The way animation illuminates an understanding of the holistic wholeness rather than the discrete part normal education teaches, is so underutilized in education.
Heres to hoping someone soon will specialize in creating animated educational material.
I am teaching Computer Graphics for about the 15th time this fall. I have always wanted to to an animation of the GL pipeline -- I think it would explain a lot -- maybe this will inspire me to do so.
The problem, is soon as I finish, the pipeline will change, technology will switch, and it will soon be archaic. This is a huge amount of work!
This is great, I'm a complete noob and I learned a lot!
Something that I didn't understand though is how sampling rate and the justification for Apple's Retina are related (slide 31). I probably just don't know enough about either, but I'd greatly appreciate it if someone could explain. :)
Does anyone know if the author has written or presented on his workflow as he goes from idea, to concept, to rough draft, to finished product? I'd really love to learn how he goes about it... Pixel Factory was so dense and clear thinking, beautiful, intuitive. Wow.
Great presentation, although I didn't finish it because the load times between steps got to annoying (it seems like they only load when you switch to the next slide, instead of preloading at least the next one or two slides)

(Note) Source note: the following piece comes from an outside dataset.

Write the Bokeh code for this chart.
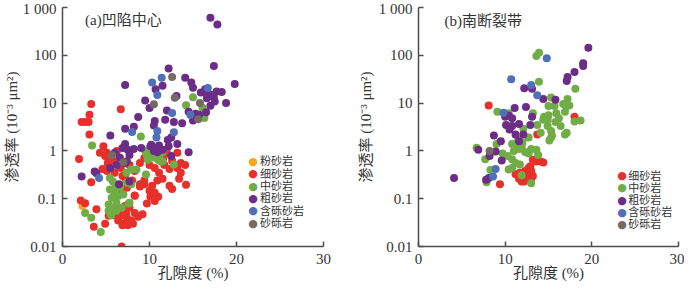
from bokeh.plotting import figure
from bokeh.layouts import row
from bokeh.models import Range1d, FixedTicker, Label
from bokeh.embed import file_html
from bokeh.resources import INLINE

# ---------------- data: (a) 凹陷中心 ----------------
a_fen_x = [2.3]
a_fen_y = [0.07]

a_xi_x = [3.3, 3.1, 2.2, 2.6, 3.0, 3.1, 6.7, 4.7, 1.9, 5.3, 4.6, 5.1,
          3.3, 2.1, 2.6, 3.9, 3.6, 4.9, 6.8,
          5.8, 6.7, 7.7, 8.3, 8.9, 9.4, 10.0, 10.6, 11.1, 11.7, 12.3, 12.6, 13.2, 13.6, 14.1,
          13.4, 14.2, 7.2, 8.0, 8.9, 9.4, 10.0, 10.3, 10.9, 11.5, 12.3, 10.6, 10.1, 11.0, 10.6,
          9.7, 8.3, 6.8, 7.4, 5.2, 6.25, 5.1, 4.3, 11.6, 12.0, 13.2, 13.6, 6.0, 6.9, 4.9, 12.6,
          6.6, 7.2, 7.7, 8.3, 8.7, 6.8, 7.4, 7.9, 6.4, 7.0, 7.5, 8.1, 6.9, 5.8, 6.2, 7.3, 5.3, 9.2,
          8.3, 8.9, 9.4]
a_xi_y = [9.6, 5.7, 4.0, 4.0, 4.0, 2.2, 7.4, 1.25, 0.68, 0.59, 0.42, 0.38,
          0.22, 0.092, 0.08, 0.06, 0.026, 0.03, 0.01,
          0.62, 0.44, 0.51, 0.38, 0.56, 0.71, 0.51, 0.44, 0.35, 0.51, 0.42, 0.62, 0.44, 0.35, 0.51,
          0.26, 0.195, 0.27, 0.24, 0.2, 0.24, 0.147, 0.187, 0.24, 0.26, 0.187, 0.133, 0.11, 0.11, 0.09,
          0.079, 0.115, 0.133, 0.17, 0.56, 1.0, 0.91, 0.91, 0.72, 0.91, 0.91, 0.56, 0.35, 0.3, 0.78, 0.16,
          0.06, 0.07, 0.065, 0.05, 0.042, 0.045, 0.04, 0.035, 0.035, 0.03, 0.028, 0.03, 0.028, 0.045, 0.05, 0.05, 0.044, 0.047,
          0.117, 0.18, 0.2]

a_zhong_x = [14.2, 15.0, 16.1, 16.3, 9.0, 3.4, 9.7, 11.5, 12.8,
             9.5, 10.1, 10.6, 11.1, 11.5, 10.9, 9.8, 10.4, 11.3, 10.0, 10.8, 11.0,
             7.9, 7.35, 9.6, 8.5,
             5.45, 5.8, 6.1, 6.6, 5.45, 6.0, 6.4, 7.0, 5.65, 6.2, 5.3, 5.8, 5.3, 6.2, 6.8, 7.7, 7.35, 7.9, 7.6,
             2.6, 3.3, 4.4, 5.6]
a_zhong_y = [9.0, 13.3, 8.0, 4.9, 2.0, 1.3, 0.81, 0.61, 0.52,
             1.0, 0.85, 0.72, 0.75, 0.95, 1.05, 0.65, 1.1, 0.6, 0.9, 0.9, 0.65,
             0.41, 0.35, 0.32, 0.41,
             0.27, 0.23, 0.18, 0.17, 0.156, 0.133, 0.114, 0.123, 0.105, 0.082, 0.076, 0.065, 0.056, 0.056, 0.065, 0.082, 0.215, 0.2, 0.079,
             0.05, 0.04, 0.02, 0.045]

a_cu_x = [17.0, 17.8, 17.4, 19.8, 12.2, 14.1, 14.8, 15.0, 7.2, 11.5, 10.7, 13.1, 16.4, 17.7, 18.3,
          15.9, 16.6, 17.1, 17.4, 16.6, 17.5, 17.0, 18.8, 9.5, 10.0, 12.0, 14.5, 15.3, 15.5, 15.7,
          15.0, 16.5, 10.6, 10.5, 11.8, 12.8, 13.75, 8.7, 7.2, 8.2, 5.5, 12.1, 12.5, 14.5, 10.6,
          10.1, 10.9, 10.5, 13.2, 12.2, 9.05, 10.2, 11.1, 11.5, 12.5, 7.5, 6.9,
          2.2, 3.7, 3.9, 5.5, 6.5, 7.7, 6.6, 7.4, 7.2, 7.7, 8.2, 6.0, 7.2, 7.7, 6.25]
a_cu_y = [610, 440, 60, 25, 53, 34, 27, 21, 24, 23, 19.5, 14, 19.5, 17.5, 17,
          16.7, 15.4, 14.9, 13.3, 12.7, 10.8, 8.8, 10.1, 11.4, 7.9, 7.0, 6.6, 6.0, 5.4, 5.7,
          4.3, 6.4, 4.2, 3.4, 4.5, 4.0, 3.8, 5.1, 2.9, 3.2, 2.1, 1.7, 1.9, 0.94, 1.15,
          1.25, 0.94, 1.0, 1.4, 1.25, 1.15, 1.35, 1.29, 1.06, 0.78, 1.06, 1.15,
          0.29, 0.37, 0.34, 0.44, 0.2, 0.23, 0.72, 0.61, 1.4, 1.0, 1.1, 0.91, 0.56, 0.82, 0.51]

a_hanli_x = [11.4, 10.3, 10.9, 16.7, 12.6, 14.7, 8.0, 10.9, 12.8, 10.8, 4.2]
a_hanli_y = [34, 27, 14.7, 20.8, 6.2, 5.7, 2.5, 2.6, 2.45, 1.9, 0.27]

a_shali_x = [12.6, 12.9, 10.5, 15.8, 15.6, 5.7, 7.0]
a_shali_y = [35, 13, 9.5, 10, 4.6, 0.81, 0.58]

# ---------------- data: (b) 南断裂带 ----------------
b_xi_x = [8.1, 13.7, 18.0, 9.4, 11.2, 11.7, 12.3, 12.9, 13.2, 12.7, 12.2, 13.0, 11.6, 11.9,
          13.2, 12.2, 13.6, 14.1, 14.4, 12.9, 13.0, 13.1]
b_xi_y = [8.9, 2.2, 5.2, 0.2, 0.325, 0.35, 0.38, 0.35, 0.65, 0.44, 0.29, 0.26, 0.26, 0.23,
          0.3, 0.23, 0.6, 0.6, 0.57, 0.48, 0.38, 0.31]

b_zhong_x = [13.6, 13.9, 9.1, 12.1, 13.7, 9.0, 6.7, 10.8, 11.2, 7.85, 8.3, 7.7, 9.7, 10.3, 10.8,
             11.2, 10.8, 10.4, 11.7, 11.9, 13.0, 12.3, 13.6, 12.7, 13.9, 18.1, 15.3, 17.2, 15.0,
             15.7, 16.7, 17.1, 17.4, 16.9, 13.2, 18.0, 18.7, 14.5, 15.0, 14.9, 14.4, 15.9, 16.2,
             15.8, 16.4, 14.1, 14.9, 15.3, 15.4, 15.1, 15.3, 17.1, 16.9, 12.7, 10.4,
             11.9, 11.6, 13.0, 13.8, 11.5, 12.0, 11.0]
b_zhong_y = [97, 113, 6.6, 2.9, 3.5, 1.4, 1.16, 1.4, 1.3, 0.22, 0.4, 0.67, 0.88, 0.78, 0.67,
             0.56, 0.44, 0.41, 0.52, 0.31, 0.21, 0.95, 1.06, 0.88, 28, 20, 13.1, 12.2, 8.7,
             8.7, 9.6, 8.7, 8.9, 6.6, 6.1, 4.1, 4.3, 5.2, 5.6, 4.5, 4.5, 6.1, 4.8,
             4.0, 3.3, 2.4, 3.3, 2.6, 2.1, 1.65, 1.9, 2.4, 2.2, 1.9, 6.1,
             1.2, 1.1, 1.1, 0.82, 1.7, 1.5, 1.0]

b_cu_x = [4.1, 6.9, 7.8, 8.1, 8.9, 8.2, 9.6, 12.2, 13.1, 11.1, 10.0, 10.4, 10.8, 12.4, 10.1,
          10.8, 11.6, 12.9, 10.5, 11.2, 12.1, 8.7, 9.5, 11.6, 19.6, 19.0, 19.0, 18.0, 17.2, 17.1,
          14.4, 15.8, 13.1]
b_cu_y = [0.27, 1.06, 0.25, 0.27, 0.97, 0.78, 0.63, 20.5, 20, 7.9, 5.2, 5.5, 4.8, 8.3, 3.5,
          3.3, 3.65, 3.5, 2.8, 2.2, 2.2, 2.1, 1.6, 1.6, 143, 68, 60, 45, 35, 29,
          12.2, 11.8, 5.2]

b_hanli_x = [10.7, 13.0, 13.7, 14.8, 9.8, 8.9, 8.6]
b_hanli_y = [31.6, 24, 14.6, 87, 6.3, 0.42, 0.29]

b_shali_x = [8.2]
b_shali_y = [1.0]

# ---------------- labels / ticks ----------------
names_a = ["粉砂岩", "细砂岩", "中砂岩", "粗砂岩", "含砾砂岩", "砂砾岩"]
names_b = ["细砂岩", "中砂岩", "粗砂岩", "含砾砂岩", "砂砾岩"]
colors_a = ["#F5A623", "#E8302A", "#70AD47", "#6B2D86", "#4F6FB8", "#776963"]
colors_b = colors_a[1:]
x_ticks = [0, 10, 20, 30]
y_ticks = [0.01, 0.1, 1, 10, 100, 1000]
y_tick_labels = ["0.01", "0.1", "1", "10", "100", "1 000"]
title_a = "(a)凹陷中心"
title_b = "(b)南断裂带"
x_label = "孔隙度 (%)"
y_label = "渗透率 (10⁻³ μm²)"

SERIF = "'Liberation Serif', 'Noto Sans CJK SC'"
AX = "#4d4d4d"
TXT = "#333333"
H = 284


def make_fig(width, mbl, mbr, mbt, mbb, ylab_standoff):
    p = figure(width=width, height=H, x_range=Range1d(0, 30), y_range=Range1d(0.01, 1000),
               y_axis_type="log", output_backend="svg", toolbar_location=None,
               min_border_left=mbl, min_border_right=mbr, min_border_top=mbt, min_border_bottom=mbb)
    p.grid.visible = False
    p.outline_line_color = None
    p.xaxis.ticker = FixedTicker(ticks=x_ticks)
    p.yaxis.ticker = FixedTicker(ticks=y_ticks)
    p.yaxis.major_label_overrides = {float(v): s for v, s in zip(y_ticks, y_tick_labels)}
    for ax in (p.xaxis[0], p.yaxis[0]):
        ax.axis_line_color = AX
        ax.axis_line_width = 1.5
        ax.major_tick_line_color = AX
        ax.major_tick_line_width = 1.5
        ax.major_tick_in = 5
        ax.major_tick_out = 0
        ax.minor_tick_line_color = None
        ax.major_label_text_font = SERIF
        ax.major_label_text_font_size = "15px"
        ax.major_label_text_color = TXT
        ax.axis_label_text_font = SERIF
        ax.axis_label_text_font_size = "15px"
        ax.axis_label_text_font_style = "normal"
        ax.axis_label_text_color = TXT
    p.xaxis.axis_label = x_label
    p.yaxis.axis_label = y_label
    p.xaxis.major_label_standoff = 7
    p.xaxis.axis_label_standoff = -2
    p.yaxis.major_label_standoff = 6
    p.yaxis.axis_label_standoff = ylab_standoff
    return p


def add_legend(p, names, colors, dot_x, txt_x, ys):
    for n, c, y in zip(names, colors, ys):
        p.add_layout(Label(x=dot_x, y=y, text="●", text_color=c, text_font="DejaVu Sans",
                           text_font_size="11px", text_align="center", text_baseline="middle"))
        p.add_layout(Label(x=txt_x, y=y, text=n, text_color=TXT, text_font=SERIF,
                           text_font_size="11px", text_align="left", text_baseline="middle"))


SIZE = 8

# panel a
pa = make_fig(343, 59, 20, 6, 38, 0)
for xs, ys, c in [(a_fen_x, a_fen_y, colors_a[0]), (a_xi_x, a_xi_y, colors_a[1]),
                  (a_zhong_x, a_zhong_y, colors_a[2]), (a_cu_x, a_cu_y, colors_a[3]),
                  (a_hanli_x, a_hanli_y, colors_a[4]), (a_shali_x, a_shali_y, colors_a[5])]:
    pa.scatter(xs, ys, size=SIZE, fill_color=c, line_color=None)
pa.add_layout(Label(x=2.6, y=550, text=title_a, text_font=SERIF, text_font_size="15px",
                    text_color=TXT, text_align="left", text_baseline="middle"))
add_legend(pa, names_a, colors_a, 21.9, 22.7, [0.604, 0.333, 0.184, 0.101, 0.056, 0.031])

# panel b
pb = make_fig(341, 75, 6, 7, 38, 2)
for xs, ys, c in [(b_xi_x, b_xi_y, colors_b[0]), (b_zhong_x, b_zhong_y, colors_b[1]),
                  (b_cu_x, b_cu_y, colors_b[2]), (b_hanli_x, b_hanli_y, colors_b[3]),
                  (b_shali_x, b_shali_y, colors_b[4])]:
    pb.scatter(xs, ys, size=SIZE, fill_color=c, line_color=None)
pb.add_layout(Label(x=3.0, y=530, text=title_b, text_font=SERIF, text_font_size="15px",
                    text_color=TXT, text_align="left", text_baseline="middle"))
add_legend(pb, names_b, colors_b, 23.5, 24.2, [0.30, 0.168, 0.0935, 0.052, 0.029])

layout = row(pa, pb)
open("out.html", "w").write(file_html(layout, INLINE))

Yeah, my issue isn't loading times. But the need to press a button (a small button on my phone) for the next slide instead of using a swipe gesture.
It's still a great well crafted presentation. I've been given a much better understanding of some graphics concepts than I otherwise would. Will definitly come back and finish it.
Great presentation, however I must say the transition effect on texts are a bit too much. As soon as they appear I try to read them but they move around for a half second. A bit annoying
Wow this is incredible stuff. I work with shaders everyday so have an understanding of the concepts discussed, but I've never visualized them like that! Really captivating.